Provided data:
= = = = =
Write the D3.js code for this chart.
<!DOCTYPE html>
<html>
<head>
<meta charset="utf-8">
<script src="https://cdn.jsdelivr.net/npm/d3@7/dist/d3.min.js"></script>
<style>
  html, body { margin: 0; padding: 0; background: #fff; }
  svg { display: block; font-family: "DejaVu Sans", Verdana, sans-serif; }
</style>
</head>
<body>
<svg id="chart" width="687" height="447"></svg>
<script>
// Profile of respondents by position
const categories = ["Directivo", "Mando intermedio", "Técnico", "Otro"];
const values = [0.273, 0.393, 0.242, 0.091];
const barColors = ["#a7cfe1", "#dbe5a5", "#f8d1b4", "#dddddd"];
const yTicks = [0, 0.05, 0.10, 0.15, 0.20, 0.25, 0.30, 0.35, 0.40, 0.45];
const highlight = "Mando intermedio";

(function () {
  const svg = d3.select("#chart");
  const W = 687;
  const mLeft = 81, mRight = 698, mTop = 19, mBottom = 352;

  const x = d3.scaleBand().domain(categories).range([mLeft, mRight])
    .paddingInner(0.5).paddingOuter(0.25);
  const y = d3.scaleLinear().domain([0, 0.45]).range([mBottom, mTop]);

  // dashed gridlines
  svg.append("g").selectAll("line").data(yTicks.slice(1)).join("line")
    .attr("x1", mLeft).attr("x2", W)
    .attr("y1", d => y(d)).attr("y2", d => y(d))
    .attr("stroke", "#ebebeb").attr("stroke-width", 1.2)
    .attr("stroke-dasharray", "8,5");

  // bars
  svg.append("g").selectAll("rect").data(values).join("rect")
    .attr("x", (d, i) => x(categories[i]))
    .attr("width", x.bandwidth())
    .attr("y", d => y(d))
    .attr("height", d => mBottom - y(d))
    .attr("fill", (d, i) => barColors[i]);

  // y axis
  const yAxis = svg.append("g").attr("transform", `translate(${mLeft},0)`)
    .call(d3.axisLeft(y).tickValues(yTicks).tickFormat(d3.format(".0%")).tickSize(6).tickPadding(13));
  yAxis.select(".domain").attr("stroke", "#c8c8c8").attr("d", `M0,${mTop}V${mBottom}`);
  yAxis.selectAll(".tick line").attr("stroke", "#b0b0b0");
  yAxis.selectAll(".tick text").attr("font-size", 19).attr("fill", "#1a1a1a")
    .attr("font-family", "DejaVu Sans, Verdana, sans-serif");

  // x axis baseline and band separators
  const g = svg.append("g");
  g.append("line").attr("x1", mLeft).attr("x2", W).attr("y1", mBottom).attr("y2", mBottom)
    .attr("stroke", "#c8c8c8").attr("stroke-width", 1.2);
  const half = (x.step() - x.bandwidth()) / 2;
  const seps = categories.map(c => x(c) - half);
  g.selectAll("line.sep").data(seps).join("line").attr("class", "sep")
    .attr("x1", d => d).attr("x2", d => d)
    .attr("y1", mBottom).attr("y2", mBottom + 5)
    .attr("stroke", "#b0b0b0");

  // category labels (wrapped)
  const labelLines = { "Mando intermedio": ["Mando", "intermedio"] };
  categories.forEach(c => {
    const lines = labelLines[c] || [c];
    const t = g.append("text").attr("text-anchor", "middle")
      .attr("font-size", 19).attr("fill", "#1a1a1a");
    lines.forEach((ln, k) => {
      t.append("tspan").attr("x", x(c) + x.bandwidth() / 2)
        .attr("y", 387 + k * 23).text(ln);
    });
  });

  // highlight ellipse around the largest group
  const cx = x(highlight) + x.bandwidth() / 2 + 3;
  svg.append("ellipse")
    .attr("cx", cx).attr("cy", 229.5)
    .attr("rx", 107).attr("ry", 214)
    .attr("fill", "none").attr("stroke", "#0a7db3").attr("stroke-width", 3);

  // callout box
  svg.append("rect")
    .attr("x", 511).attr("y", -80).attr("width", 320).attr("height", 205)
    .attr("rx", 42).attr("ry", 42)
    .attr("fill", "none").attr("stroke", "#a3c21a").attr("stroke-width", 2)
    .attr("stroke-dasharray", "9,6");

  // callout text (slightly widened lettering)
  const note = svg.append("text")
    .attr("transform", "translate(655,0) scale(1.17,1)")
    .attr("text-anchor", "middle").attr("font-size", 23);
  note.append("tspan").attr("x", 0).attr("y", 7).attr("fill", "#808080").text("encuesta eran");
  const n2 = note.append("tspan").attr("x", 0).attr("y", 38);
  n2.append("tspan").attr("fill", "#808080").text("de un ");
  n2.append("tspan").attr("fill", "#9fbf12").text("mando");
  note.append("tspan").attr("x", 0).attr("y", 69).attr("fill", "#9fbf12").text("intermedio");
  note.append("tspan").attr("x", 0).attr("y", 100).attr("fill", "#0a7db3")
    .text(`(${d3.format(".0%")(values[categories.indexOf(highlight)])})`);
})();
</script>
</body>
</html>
= = = = =
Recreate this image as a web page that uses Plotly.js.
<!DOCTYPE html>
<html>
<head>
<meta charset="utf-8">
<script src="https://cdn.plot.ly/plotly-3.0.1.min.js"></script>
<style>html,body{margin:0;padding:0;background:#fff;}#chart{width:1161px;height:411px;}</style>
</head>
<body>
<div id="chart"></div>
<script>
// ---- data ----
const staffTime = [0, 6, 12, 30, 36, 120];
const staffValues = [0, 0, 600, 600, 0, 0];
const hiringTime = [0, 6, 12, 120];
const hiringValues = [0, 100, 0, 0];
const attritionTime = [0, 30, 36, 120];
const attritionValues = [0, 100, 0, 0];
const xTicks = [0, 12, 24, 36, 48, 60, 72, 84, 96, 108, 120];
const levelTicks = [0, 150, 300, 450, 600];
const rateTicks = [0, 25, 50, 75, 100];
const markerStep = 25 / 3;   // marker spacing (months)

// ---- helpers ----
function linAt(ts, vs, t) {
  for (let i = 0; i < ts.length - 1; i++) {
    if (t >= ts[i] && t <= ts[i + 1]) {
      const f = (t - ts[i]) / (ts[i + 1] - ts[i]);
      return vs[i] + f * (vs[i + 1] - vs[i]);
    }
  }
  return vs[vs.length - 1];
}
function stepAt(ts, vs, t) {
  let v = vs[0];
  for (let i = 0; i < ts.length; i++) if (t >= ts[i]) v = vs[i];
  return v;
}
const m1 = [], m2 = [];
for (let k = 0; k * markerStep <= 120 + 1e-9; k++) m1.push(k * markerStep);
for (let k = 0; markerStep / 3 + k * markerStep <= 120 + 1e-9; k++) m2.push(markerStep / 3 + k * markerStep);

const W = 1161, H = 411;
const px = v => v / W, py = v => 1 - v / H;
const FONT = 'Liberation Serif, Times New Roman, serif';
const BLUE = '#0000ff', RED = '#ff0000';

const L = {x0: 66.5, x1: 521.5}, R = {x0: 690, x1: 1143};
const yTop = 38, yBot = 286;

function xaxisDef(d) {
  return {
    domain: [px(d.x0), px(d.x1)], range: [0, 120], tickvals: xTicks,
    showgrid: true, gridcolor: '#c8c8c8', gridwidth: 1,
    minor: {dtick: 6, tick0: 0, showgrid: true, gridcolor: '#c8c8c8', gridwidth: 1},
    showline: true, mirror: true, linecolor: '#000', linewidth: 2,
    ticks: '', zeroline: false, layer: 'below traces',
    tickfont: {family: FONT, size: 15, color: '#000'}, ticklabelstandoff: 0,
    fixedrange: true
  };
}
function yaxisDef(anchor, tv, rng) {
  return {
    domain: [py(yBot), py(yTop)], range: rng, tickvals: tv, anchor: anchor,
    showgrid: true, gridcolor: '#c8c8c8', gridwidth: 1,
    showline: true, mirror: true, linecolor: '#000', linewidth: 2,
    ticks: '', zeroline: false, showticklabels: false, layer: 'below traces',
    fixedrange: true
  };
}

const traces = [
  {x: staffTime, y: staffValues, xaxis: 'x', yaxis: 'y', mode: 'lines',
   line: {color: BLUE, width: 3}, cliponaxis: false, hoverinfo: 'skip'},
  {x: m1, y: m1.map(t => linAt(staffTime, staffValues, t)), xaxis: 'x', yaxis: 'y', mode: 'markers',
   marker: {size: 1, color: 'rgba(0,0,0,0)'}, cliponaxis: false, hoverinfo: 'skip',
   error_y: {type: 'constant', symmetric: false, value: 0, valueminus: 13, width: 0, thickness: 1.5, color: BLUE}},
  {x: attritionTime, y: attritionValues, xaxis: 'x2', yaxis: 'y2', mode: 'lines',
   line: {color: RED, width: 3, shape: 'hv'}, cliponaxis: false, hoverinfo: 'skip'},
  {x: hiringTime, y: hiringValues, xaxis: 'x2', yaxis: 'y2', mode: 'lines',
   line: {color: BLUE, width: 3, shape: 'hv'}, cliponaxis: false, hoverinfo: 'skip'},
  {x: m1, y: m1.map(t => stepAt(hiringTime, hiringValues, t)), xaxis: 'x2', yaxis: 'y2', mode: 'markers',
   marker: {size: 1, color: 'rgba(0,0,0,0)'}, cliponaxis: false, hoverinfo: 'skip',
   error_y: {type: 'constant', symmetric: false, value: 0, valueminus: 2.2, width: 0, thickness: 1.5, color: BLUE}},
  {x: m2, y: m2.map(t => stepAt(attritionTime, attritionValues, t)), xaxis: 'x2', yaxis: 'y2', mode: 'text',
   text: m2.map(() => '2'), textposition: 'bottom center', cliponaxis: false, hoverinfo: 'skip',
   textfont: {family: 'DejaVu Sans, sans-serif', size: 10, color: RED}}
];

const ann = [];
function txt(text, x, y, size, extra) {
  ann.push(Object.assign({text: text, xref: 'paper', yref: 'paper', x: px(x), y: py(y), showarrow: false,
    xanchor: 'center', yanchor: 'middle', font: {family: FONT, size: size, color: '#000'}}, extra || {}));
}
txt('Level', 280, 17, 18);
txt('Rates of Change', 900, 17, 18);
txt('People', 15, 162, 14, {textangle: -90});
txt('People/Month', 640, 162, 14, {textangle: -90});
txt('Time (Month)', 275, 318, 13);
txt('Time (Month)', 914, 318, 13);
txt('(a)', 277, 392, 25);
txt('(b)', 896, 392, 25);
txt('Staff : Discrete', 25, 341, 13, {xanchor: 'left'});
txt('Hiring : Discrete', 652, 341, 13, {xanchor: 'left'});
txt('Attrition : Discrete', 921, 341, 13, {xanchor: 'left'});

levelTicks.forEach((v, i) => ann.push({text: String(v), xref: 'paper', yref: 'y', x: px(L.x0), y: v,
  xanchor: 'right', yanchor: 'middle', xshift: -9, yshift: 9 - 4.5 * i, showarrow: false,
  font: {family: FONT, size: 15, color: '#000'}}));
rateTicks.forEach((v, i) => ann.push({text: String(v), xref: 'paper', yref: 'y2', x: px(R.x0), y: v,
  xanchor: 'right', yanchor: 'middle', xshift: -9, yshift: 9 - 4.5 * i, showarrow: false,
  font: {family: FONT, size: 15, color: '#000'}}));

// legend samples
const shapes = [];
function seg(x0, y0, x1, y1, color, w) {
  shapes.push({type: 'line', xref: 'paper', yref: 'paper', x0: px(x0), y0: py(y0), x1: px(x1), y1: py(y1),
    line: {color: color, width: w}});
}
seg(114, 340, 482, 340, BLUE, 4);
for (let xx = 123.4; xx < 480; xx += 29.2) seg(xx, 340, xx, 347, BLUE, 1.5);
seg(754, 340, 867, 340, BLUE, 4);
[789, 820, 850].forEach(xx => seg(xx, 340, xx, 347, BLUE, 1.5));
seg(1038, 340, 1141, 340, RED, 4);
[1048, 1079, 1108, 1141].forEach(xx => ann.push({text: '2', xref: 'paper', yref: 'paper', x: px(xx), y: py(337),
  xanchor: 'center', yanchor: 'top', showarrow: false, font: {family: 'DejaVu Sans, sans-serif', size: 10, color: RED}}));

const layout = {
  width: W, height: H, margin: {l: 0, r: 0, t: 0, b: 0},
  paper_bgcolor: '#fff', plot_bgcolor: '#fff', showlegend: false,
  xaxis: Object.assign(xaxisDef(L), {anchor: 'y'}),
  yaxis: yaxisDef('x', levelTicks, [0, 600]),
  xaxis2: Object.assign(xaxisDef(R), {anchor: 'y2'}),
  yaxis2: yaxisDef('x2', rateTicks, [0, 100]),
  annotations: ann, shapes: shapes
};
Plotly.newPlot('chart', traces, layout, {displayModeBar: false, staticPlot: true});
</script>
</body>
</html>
= = = = =
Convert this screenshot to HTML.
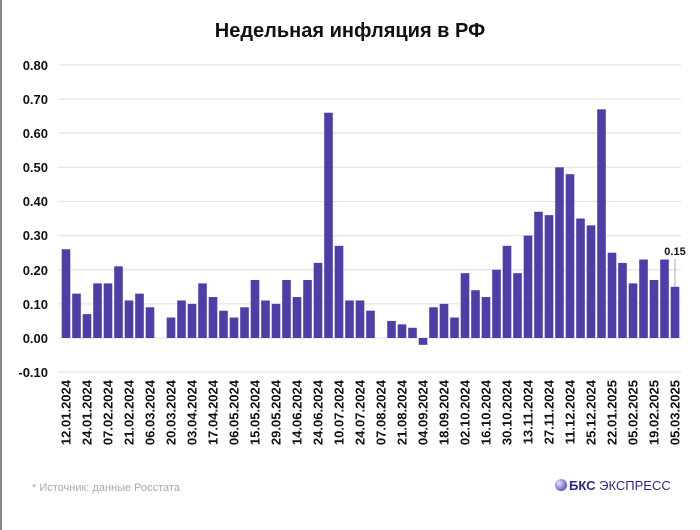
= = = = =
What you should do:
Copy each line of the records that contains the word "chart".

Solved exercise:
Write the D3.js code for this chart.
<svg id="chart" width="687" height="447"></svg>
  const svg = d3.select("#chart");
<style>html,body{margin:0;padding:0;background:#fff;}#chart{width:1161px;height:411px;}</style>
<div id="chart"></div>
Plotly.newPlot('chart', traces, layout, {displayModeBar: false, staticPlot: true});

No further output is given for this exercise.